#### [Recorded information]

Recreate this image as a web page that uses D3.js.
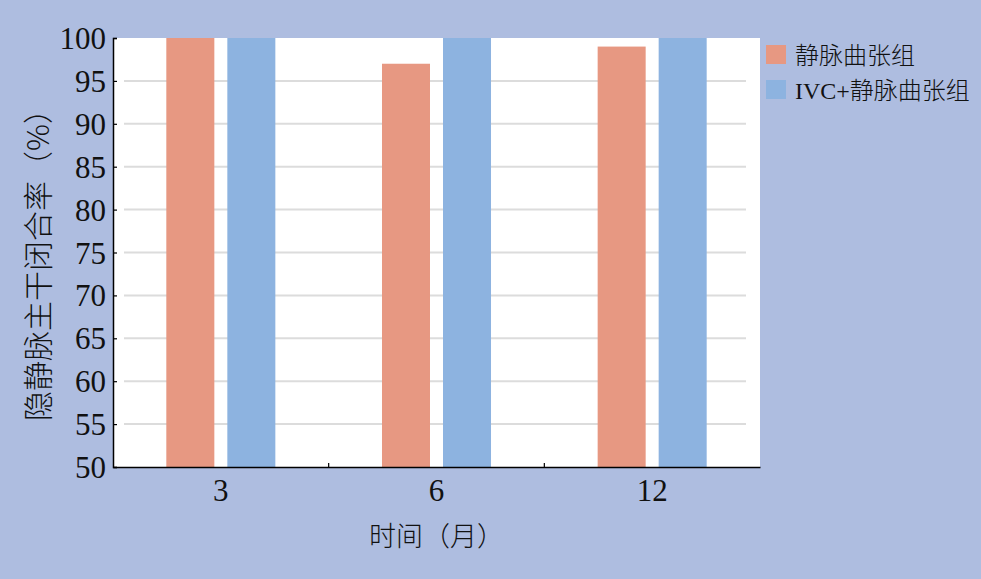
<!DOCTYPE html>
<html><head><meta charset="utf-8">
<script src="https://cdn.jsdelivr.net/npm/d3@7"></script>
<style>html,body{margin:0;padding:0;background:#aebde0;}svg{display:block;}</style>
</head><body>
<script>
const categories = ["3", "6", "12"];
const seriesNames = ["静脉曲张组", "IVC+静脉曲张组"];
const varicoseValues = [100, 97, 99];
const ivcValues = [100, 100, 100];
const yTicks = [50, 55, 60, 65, 70, 75, 80, 85, 90, 95, 100];
const colors = ["#e79882", "#8db3e0"];

const W = 981, H = 579;
const m = {left: 113, right: 221, top: 38, bottom: 112};
const svg = d3.select("body").append("svg").attr("width", W).attr("height", H);
svg.append("rect").attr("width", W).attr("height", H).attr("fill", "#aebde0");

const x = d3.scaleBand().domain(categories).range([m.left, W - m.right]);
const y = d3.scaleLinear().domain([50, 100]).range([H - m.bottom, m.top]);
const xs = d3.scaleBand().domain([0, 1]).range([0, x.bandwidth()]).paddingInner(0.213).paddingOuter(0.874);

svg.append("rect").attr("x", m.left).attr("y", m.top).attr("width", W - m.left - m.right)
  .attr("height", H - m.top - m.bottom).attr("fill", "#ffffff");

// gridlines
svg.append("g").selectAll("line").data(yTicks.filter(d => d > 50 && d < 100)).join("line")
  .attr("x1", m.left + 11).attr("x2", W - m.right - 14)
  .attr("y1", d => y(d)).attr("y2", d => y(d))
  .attr("stroke", "#dcdcdc").attr("stroke-width", 2);

const series = [varicoseValues, ivcValues];
series.forEach((vals, si) => {
  svg.append("g").selectAll("rect").data(categories).join("rect")
    .attr("x", (c) => x(c) + xs(si))
    .attr("width", xs.bandwidth())
    .attr("y", (c, i) => y(vals[i]))
    .attr("height", (c, i) => y(50) - y(vals[i]))
    .attr("fill", colors[si]);
});

const serif = "'Liberation Serif', 'Times New Roman', serif";
// y axis
const ya = svg.append("g").attr("transform", `translate(${m.left},0)`)
  .call(d3.axisLeft(y).tickValues(yTicks).tickSize(-4).tickPadding(7));
ya.select(".domain").attr("stroke", "#000").attr("stroke-width", 1.5);
ya.selectAll(".tick line").attr("stroke", "#000").attr("stroke-width", 1.2);
ya.selectAll(".tick text").attr("font-family", serif).attr("font-size", 31).attr("fill", "#111").attr("dy", "0.34em");

// x axis
const xa = svg.append("g").attr("transform", `translate(0,${H - m.bottom})`)
  .call(d3.axisBottom(x).tickSize(0).tickPadding(12));
xa.select(".domain").attr("stroke", "#000").attr("stroke-width", 1.5);
xa.selectAll(".tick text").attr("font-family", serif).attr("font-size", 31).attr("fill", "#111").attr("dy", "0.72em");
svg.append("g").selectAll("line").data(categories.slice(1)).join("line")
  .attr("x1", c => x(c)).attr("x2", c => x(c))
  .attr("y1", H - m.bottom).attr("y2", H - m.bottom - 4)
  .attr("stroke", "#000").attr("stroke-width", 1.2);

const cjk = "'Noto Sans CJK SC', sans-serif";
svg.append("text").attr("x", (m.left + W - m.right) / 2).attr("y", 546)
  .attr("text-anchor", "middle").attr("font-family", cjk).attr("font-size", 27).attr("font-weight", 300)
  .attr("fill", "#111").text("时间（月）");

svg.append("text").attr("transform", `translate(49,${(m.top + H - m.bottom) / 2 + 5}) rotate(-90)`)
  .attr("text-anchor", "middle").attr("font-family", cjk).attr("font-size", 30).attr("font-weight", 300)
  .attr("fill", "#111").text("隐静脉主干闭合率（%）");

// legend
const lg = svg.append("g").attr("transform", "translate(766,45)");
seriesNames.forEach((n, i) => {
  lg.append("rect").attr("x", 0).attr("y", i * 35).attr("width", 20).attr("height", 19).attr("fill", colors[i]);
  lg.append("text").attr("x", 29).attr("y", i * 35 + 19).attr("font-family", serif + ", " + cjk)
    .attr("font-size", 24).attr("font-weight", 300).attr("fill", "#111").text(n);
});
</script>
</body></html>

#### [What is required]
Images in the data above are to be skipped. Retype all other material exactly.

#### [Solution to this exercise]
Recreate this image as a web page that uses D3.js.
<!DOCTYPE html>
<html><head><meta charset="utf-8">
<script src="https://cdn.jsdelivr.net/npm/d3@7"></script>
<style>html,body{margin:0;padding:0;background:#aebde0;}svg{display:block;}</style>
</head><body>
<script>
const categories = ["3", "6", "12"];
const seriesNames = ["静脉曲张组", "IVC+静脉曲张组"];
const varicoseValues = [100, 97, 99];
const ivcValues = [100, 100, 100];
const yTicks = [50, 55, 60, 65, 70, 75, 80, 85, 90, 95, 100];
const colors = ["#e79882", "#8db3e0"];

const W = 981, H = 579;
const m = {left: 113, right: 221, top: 38, bottom: 112};
const svg = d3.select("body").append("svg").attr("width", W).attr("height", H);
svg.append("rect").attr("width", W).attr("height", H).attr("fill", "#aebde0");

const x = d3.scaleBand().domain(categories).range([m.left, W - m.right]);
const y = d3.scaleLinear().domain([50, 100]).range([H - m.bottom, m.top]);
const xs = d3.scaleBand().domain([0, 1]).range([0, x.bandwidth()]).paddingInner(0.213).paddingOuter(0.874);

svg.append("rect").attr("x", m.left).attr("y", m.top).attr("width", W - m.left - m.right)
  .attr("height", H - m.top - m.bottom).attr("fill", "#ffffff");

// gridlines
svg.append("g").selectAll("line").data(yTicks.filter(d => d > 50 && d < 100)).join("line")
  .attr("x1", m.left + 11).attr("x2", W - m.right - 14)
  .attr("y1", d => y(d)).attr("y2", d => y(d))
  .attr("stroke", "#dcdcdc").attr("stroke-width", 2);

const series = [varicoseValues, ivcValues];
series.forEach((vals, si) => {
  svg.append("g").selectAll("rect").data(categories).join("rect")
    .attr("x", (c) => x(c) + xs(si))
    .attr("width", xs.bandwidth())
    .attr("y", (c, i) => y(vals[i]))
    .attr("height", (c, i) => y(50) - y(vals[i]))
    .attr("fill", colors[si]);
});

const serif = "'Liberation Serif', 'Times New Roman', serif";
// y axis
const ya = svg.append("g").attr("transform", `translate(${m.left},0)`)
  .call(d3.axisLeft(y).tickValues(yTicks).tickSize(-4).tickPadding(7));
ya.select(".domain").attr("stroke", "#000").attr("stroke-width", 1.5);
ya.selectAll(".tick line").attr("stroke", "#000").attr("stroke-width", 1.2);
ya.selectAll(".tick text").attr("font-family", serif).attr("font-size", 31).attr("fill", "#111").attr("dy", "0.34em");

// x axis
const xa = svg.append("g").attr("transform", `translate(0,${H - m.bottom})`)
  .call(d3.axisBottom(x).tickSize(0).tickPadding(12));
xa.select(".domain").attr("stroke", "#000").attr("stroke-width", 1.5);
xa.selectAll(".tick text").attr("font-family", serif).attr("font-size", 31).attr("fill", "#111").attr("dy", "0.72em");
svg.append("g").selectAll("line").data(categories.slice(1)).join("line")
  .attr("x1", c => x(c)).attr("x2", c => x(c))
  .attr("y1", H - m.bottom).attr("y2", H - m.bottom - 4)
  .attr("stroke", "#000").attr("stroke-width", 1.2);

const cjk = "'Noto Sans CJK SC', sans-serif";
svg.append("text").attr("x", (m.left + W - m.right) / 2).attr("y", 546)
  .attr("text-anchor", "middle").attr("font-family", cjk).attr("font-size", 27).attr("font-weight", 300)
  .attr("fill", "#111").text("时间（月）");

svg.append("text").attr("transform", `translate(49,${(m.top + H - m.bottom) / 2 + 5}) rotate(-90)`)
  .attr("text-anchor", "middle").attr("font-family", cjk).attr("font-size", 30).attr("font-weight", 300)
  .attr("fill", "#111").text("隐静脉主干闭合率（%）");

// legend
const lg = svg.append("g").attr("transform", "translate(766,45)");
seriesNames.forEach((n, i) => {
  lg.append("rect").attr("x", 0).attr("y", i * 35).attr("width", 20).attr("height", 19).attr("fill", colors[i]);
  lg.append("text").attr("x", 29).attr("y", i * 35 + 19).attr("font-family", serif + ", " + cjk)
    .attr("font-size", 24).attr("font-weight", 300).attr("fill", "#111").text(n);
});
</script>
</body></html>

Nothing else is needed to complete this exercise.